In my experience, this is a rare thing; especially while interviewing, I find the majority of candidates — claiming to be most comfortable in C (we allow language of choice, in the hopes that you choose your strongest!) — don't know what `size_t` is.

[1]: The array copy code is correct, but the author is lamenting optimizations that cannot be taken unless we assume the pointers don't alias; the int-to-float code is UB (hence why he writes "miscompile" in quotes; it's UB, so by definition there's no wrong output (though an error might be nice); this is also why "obvious" is in quotes: humans know what the programmer meant, but what the programmer wrote is UB; I think this is telling about C: human expectation and the language don't align, from a language-design standpoint, this is not good).

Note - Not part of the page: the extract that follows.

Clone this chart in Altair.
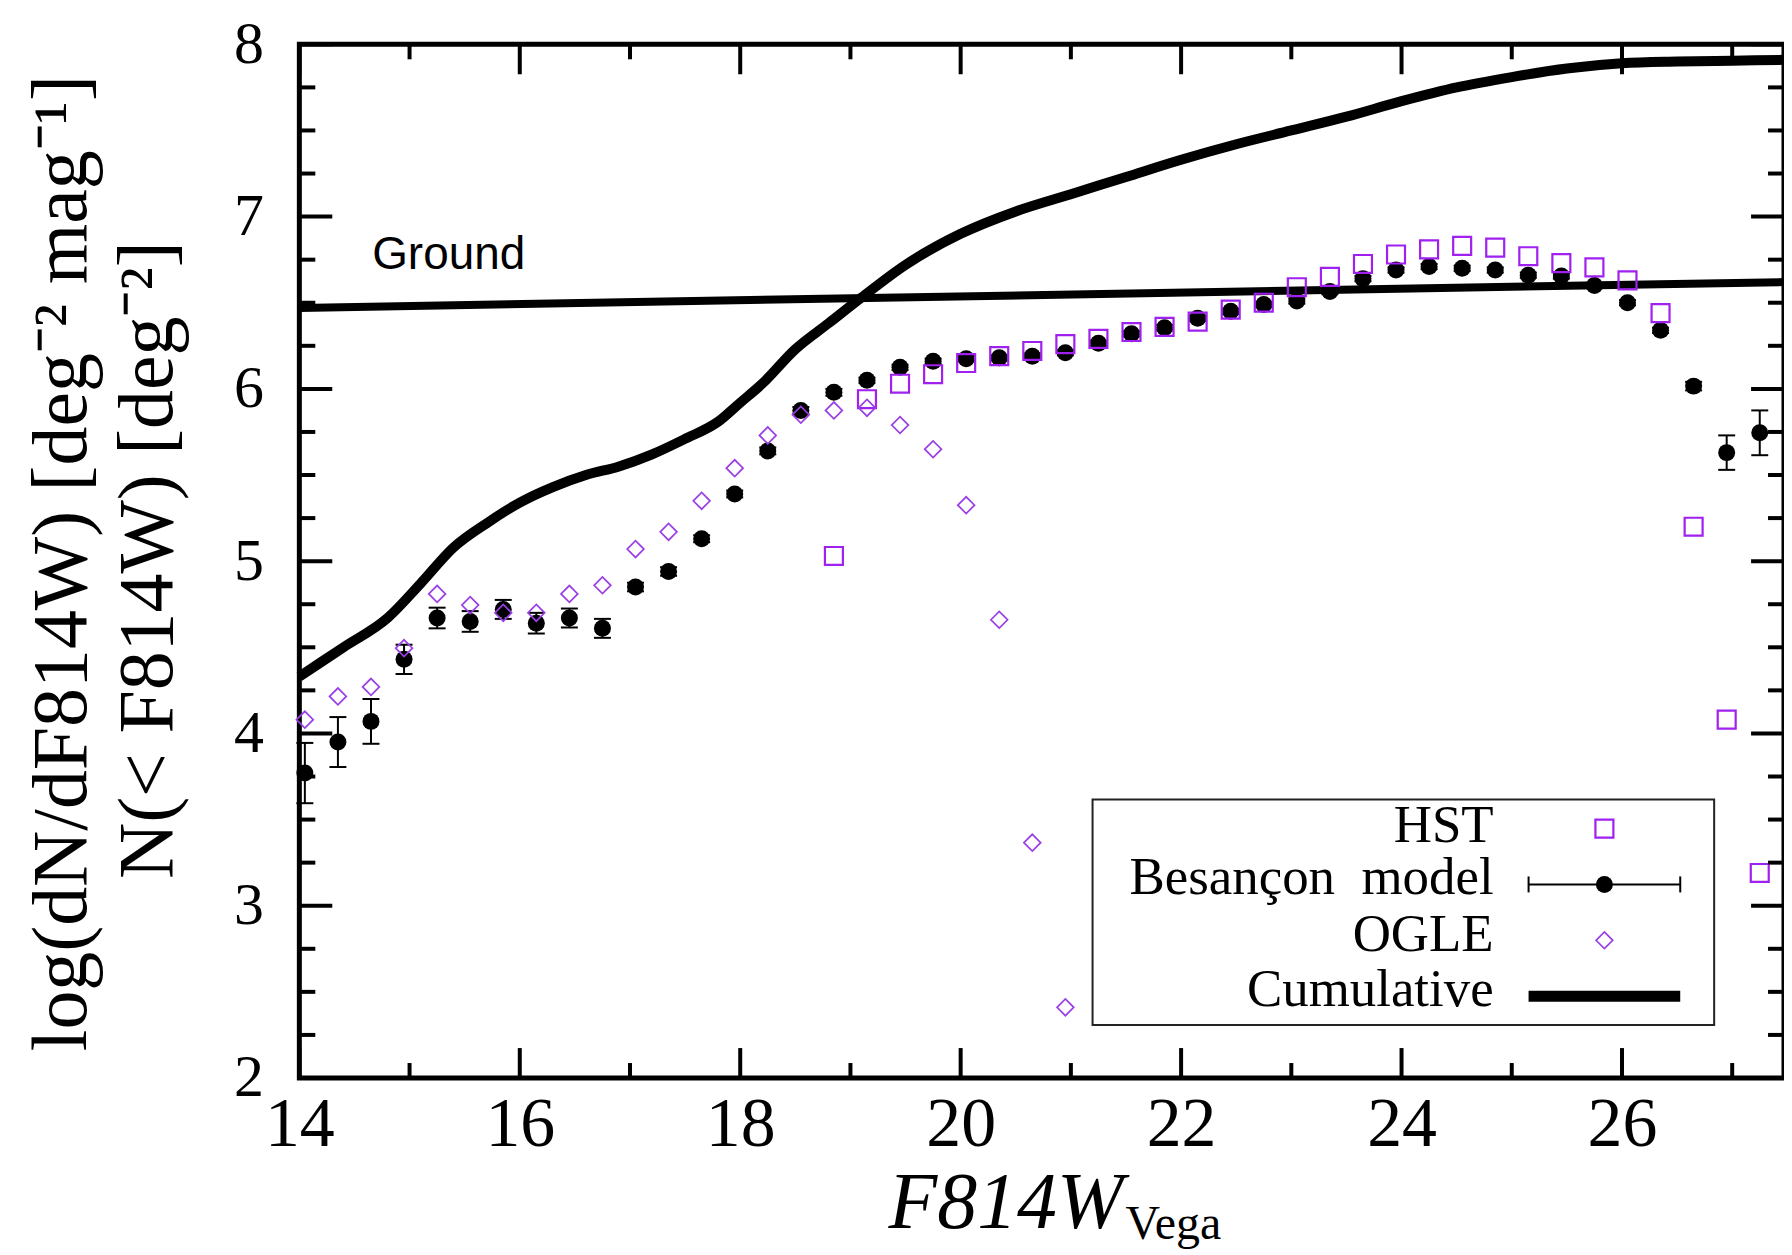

[2]: most of the time I see people reaching for a char-pointer-into-a-struct, or cast-char-pointer-to-struct, they're short circuiting actually decoding some I/O byte-stream into an in memory data structure. This is not portable, unless — maybe — if you do "packed" structures (which is still not portable, I believe), but then you're sacrificing performance by potentially having unaligned members in the struct (which are harder for the processor to deal with, and might require multiple (e.g., MIPS) or unaligned (e.g., x86, amd64)) loads/stores.

byuu10y ago· 4 in thread

I understand that in some cases, these heroic compiler optimizations can offer significant performance increases. We should keep C around as it is for when said performance is critical.

But surely, we can design a language that has no undefined behavior, without substantial deviations from C's syntax, and without massive performance penalties. This language would be great for things that prize security over performance.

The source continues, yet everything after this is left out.